Obscurity of the Day: Moco







Seems like if you are really serious about getting a syndicated comic strip into your curriculum vitae, go pantomime. If your art and gags aren't necessarily masterworks, that's okay because your potential audience is approximately 7.5 billion people, as opposed to the paltry hundreds of millions that you filter down to by using a particular language and marketing yourself only in your home country. If you can get someone to syndicate you to all those worldwide markets, you're practically guaranteed to find enough editors who like your stuff, or at least perceive you as good space filler for the money.

Moco was created by Danish cartoonists Jørgen Mogensen and Cosper Cornelius and sold in their home country as Alfredo. The strip was offered on the international market, and according to one website was running in over 100 papers at its high water mark. Of those supposedly 40 were in the U.S. The U.S. title, Moco, comes from combining the first two letters of each creator's family name. I do not know what the division of labor was on the strip. The two creators seem to have had very similar art styles based on the samples I've found online of their separate works.

In the U.S. the strip was offered by the Los Angeles Times-Mirror Syndicate starting on October 12 1959*. However, I have a few examples of the strip running as Alfredo in the Toledo Blade as early as 1956, so someone else was syndicating it earlier. Perhaps PIB, the Danish syndicate, was giving a whirl to syndicating it in the U.S.

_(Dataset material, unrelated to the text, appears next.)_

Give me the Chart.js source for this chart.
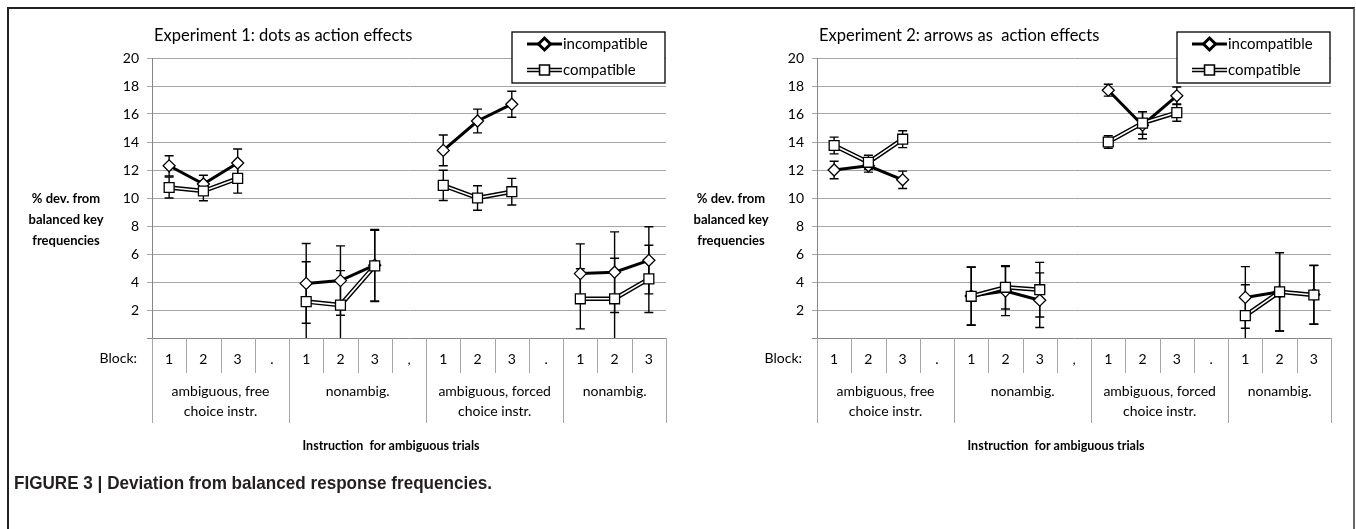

Alfredo, or Moco, or Presto or Pepe as it was also known in some countries, concerned the misadventures of a mustachioed gent who seemed to gain a new profession every day. The only stable thing about his life is his wife, a strong-willed Maude-type. The visual gags almost always land well enough if not spectacularly. It's one of those strips that you happily glance at every day in the paper, but if it disappears after twenty years the next day you may struggle to remember what was in that space.

The LA Times Syndicate last advertised the strip in 1976, and the last paper I find running it in the U.S. is the El Paso Herald-Post, which ended it on November 19 1977. According to Lambiek, Morgenson dropped out of participation on the strip at some point and it was continued by Cornelius alone, but I don't know if that was before or after this point.

Moco continued until the mid- to late-1980s outside the U.S., and PIB advertised it in the U.S. in 1981 and 1982**, with no known takers.